Back in another lovely woodland last week, this time beavering away making leaky dams and other woody natural flood management features for Sussex Flow Initiative. Natural flood management helps to reduce flooding by working with natural processes, slowing the flow of streams and rivers and increasing storage capacity upstream to prevent flooding further downstream. This also has the added benefits of creating habitat for countless water loving species and helping nature to recover in riparian areas.

Leaky dams are basically woody obstructions placed in streams and rivers, forcing water out of main channels and onto floodplains, creating pools and reducing the velocity of the water as it travels downstream during flood events.
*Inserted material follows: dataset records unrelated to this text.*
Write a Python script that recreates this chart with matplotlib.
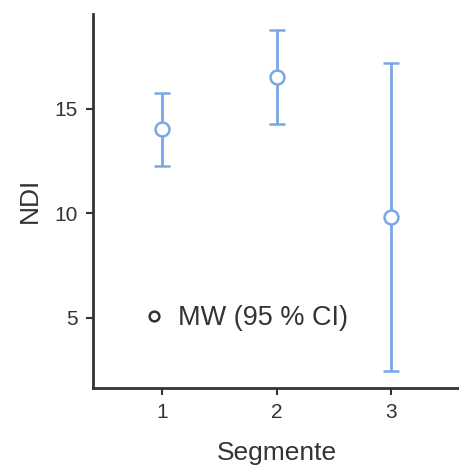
import matplotlib
matplotlib.use("Agg")
import matplotlib.pyplot as plt
from matplotlib.lines import Line2D

segments = [1, 2, 3]
means = [14.03, 16.52, 9.84]
ci_low = [12.27, 14.27, 2.46]
ci_high = [15.75, 18.77, 17.20]
tick_labels = ["1", "2", "3"]
y_ticks = [5, 10, 15]
legend_label = "MW (95 % CI)"

plt.rcParams['font.family'] = ['Liberation Sans', 'DejaVu Sans']

blue = "#7aa6e6"
dark = "#333333"

fig = plt.figure(figsize=(4.6, 4.66), dpi=100)
ax = fig.add_axes([0.203, 0.168, 0.797, 0.802])

yerr = [[m - l for m, l in zip(means, ci_low)], [h - m for m, h in zip(means, ci_high)]]
ax.errorbar(segments, means, yerr=yerr, fmt='o', color=blue, ecolor=blue,
            elinewidth=2, capsize=5.5, capthick=2, markersize=10,
            markerfacecolor='white', markeredgecolor=blue, markeredgewidth=1.8, zorder=3)

ax.set_xlim(0.4, 3.6)
ax.set_ylim(1.65, 19.55)
ax.set_xticks(segments)
ax.set_xticklabels(tick_labels)
ax.set_yticks(y_ticks)

for s in ['top', 'right']:
    ax.spines[s].set_visible(False)
for s in ['left', 'bottom']:
    ax.spines[s].set_color(dark)
    ax.spines[s].set_linewidth(2)
ax.tick_params(axis='both', colors=dark, labelcolor='#333333', labelsize=15,
               length=5, width=1.5, pad=6)

ax.set_xlabel("Segmente", fontsize=19, color='#333333', labelpad=14)
ax.set_ylabel("NDI", fontsize=19, color='#333333', labelpad=9.5)

handle = Line2D([], [], marker='o', linestyle='none', markersize=7,
                markerfacecolor='white', markeredgecolor=dark, markeredgewidth=1.8)
ax.legend([handle], [legend_label], loc='center left', bbox_to_anchor=(0.084, 0.1865),
          frameon=False, fontsize=19.5, handlelength=0.8, handletextpad=0.5,
          labelcolor='#333333', borderpad=0.2)

fig.savefig("out.png", dpi=100)
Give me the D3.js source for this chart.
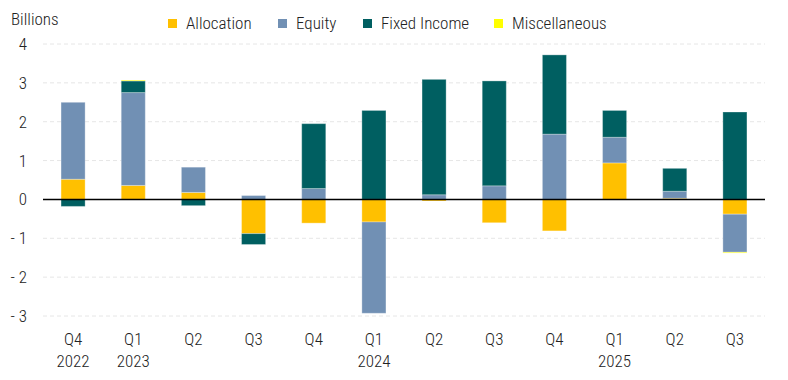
<!DOCTYPE html>
<html><head><meta charset="utf-8">
<script src="https://cdn.jsdelivr.net/npm/d3@7"></script>
<style>
body{margin:0;background:#fff;}
text{font-family:"Liberation Sans Narrow","Roboto Condensed",Roboto,sans-serif;font-weight:300;}
</style></head>
<body><svg id="c" width="788" height="380"></svg>
<script>
const quarters = ["Q4","Q1","Q2","Q3","Q4","Q1","Q2","Q3","Q4","Q1","Q2","Q3"];
const years = ["2022","2023","","","","2024","","","","2025","",""];
const seriesNames = ["Allocation","Equity","Fixed Income","Miscellaneous"];
const allocation = [0.52,0.36,0.18,-0.88,-0.61,-0.58,-0.04,-0.60,-0.81,0.94,0.03,-0.38];
const equity =     [1.98,2.39,0.65,0.10,0.28,-2.35,0.12,0.35,1.68,0.66,0.18,-0.98];
const fixedIncome =[-0.18,0.30,-0.16,-0.28,1.67,2.29,2.97,2.70,2.04,0.69,0.59,2.25];
const misc =       [0,0.02,0,0,0,0,0,0,0,0,0,-0.02];
const yTicks = [4,3,2,1,0,-1,-2,-3];
const colors = ["#ffc000","#7190b4","#005f61","#ffff00"];

(function(){
const svg = d3.select("#c");
const L=43, R=765, T=44, B=316;
const x = d3.scaleBand().domain(d3.range(quarters.length)).range([L,R]).paddingInner(0.6).paddingOuter(0.3);
const y = d3.scaleLinear().domain([-3,4]).range([B,T]);

svg.append("g").selectAll("line").data(yTicks.filter(d=>d!==0)).join("line")
  .attr("x1",L).attr("x2",R).attr("y1",d=>y(d)).attr("y2",d=>y(d))
  .attr("stroke","#e6e6e6").attr("stroke-width",1).attr("stroke-dasharray","4,3");

const yAxis = d3.axisLeft(y).tickValues(yTicks).tickSize(0).tickPadding(0).tickFormat(d=>d<0?"- "+Math.abs(d):d);
const ya = svg.append("g").attr("transform",`translate(27,0)`).call(yAxis);
ya.select(".domain").remove();
ya.selectAll("text").attr("font-size",17).attr("fill","#222").attr("font-family",null);

const data = quarters.map((q,i)=>({i, a:allocation[i], e:equity[i], f:fixedIncome[i], m:misc[i]}));
const keys = ["a","e","f","m"];
const stack = d3.stack().keys(keys).offset(d3.stackOffsetDiverging);
const series = stack(data);
series.forEach((s,k)=>{
  svg.append("g").selectAll("rect").data(s).join("rect")
    .attr("x",d=>x(d.data.i)).attr("width",x.bandwidth())
    .attr("y",d=>y(Math.max(d[0],d[1])))
    .attr("height",d=>Math.abs(y(d[0])-y(d[1])))
    .attr("fill",colors[k])
    .attr("stroke","#ffffff").attr("stroke-opacity",0.3).attr("stroke-width",1);
});

svg.append("line").attr("x1",L).attr("x2",R).attr("y1",y(0)).attr("y2",y(0)).attr("stroke","#000").attr("stroke-width",1.5);

const xAxis = d3.axisBottom(x).tickSize(0).tickPadding(0).tickFormat(i=>quarters[i]);
const xa = svg.append("g").attr("transform",`translate(0,345)`).call(xAxis);
xa.select(".domain").remove();
xa.selectAll("text").attr("font-size",17).attr("fill","#222").attr("dy",0);
xa.attr("font-family",null);
svg.append("g").selectAll("text").data(d3.range(quarters.length).filter(i=>years[i])).join("text")
  .attr("x",i=>x(i)+x.bandwidth()/2).attr("y",367).attr("text-anchor","middle")
  .attr("font-size",17).attr("fill","#222").text(i=>years[i]);

svg.append("text").attr("x",11).attr("y",25).attr("font-size",17).attr("fill","#222").text("Billions");

const legX = [168,278,363,494];
const lg = svg.append("g").selectAll("g").data(seriesNames).join("g")
  .attr("transform",(d,i)=>`translate(${legX[i]},0)`);
lg.append("rect").attr("x",0).attr("y",19).attr("width",9).attr("height",9).attr("fill",(d,i)=>colors[i]);
lg.append("text").attr("x",18).attr("y",29).attr("font-size",17).attr("fill","#222").text(d=>d);
ya.attr("font-family",null);
})();
</script></body></html>
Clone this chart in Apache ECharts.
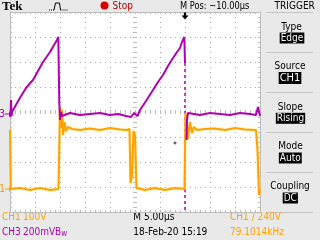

There are lots of different types of dam, some more elaborate than others and each intended to interact with the flow in specific ways but all are designed to kickstart natural processes and mimic naturally occurring obstructions; the kind we have been mistakenly removing from our waterways for many years. Over time the dams we make catch leaves, sticks and sediment drifting downstream and become more effective. Some are made from medium sized trees cut to length, hammered and staked into place, some are brash bundles laid in parallel with the flow and others are simply large trees felled directly into or across waterways.

Having to think about how water interacts with the land, and working with natural processes made this one of my favourite conservation projects to work on. There’s also no denying that messing around in streams pretending to be a beaver is a lot of fun.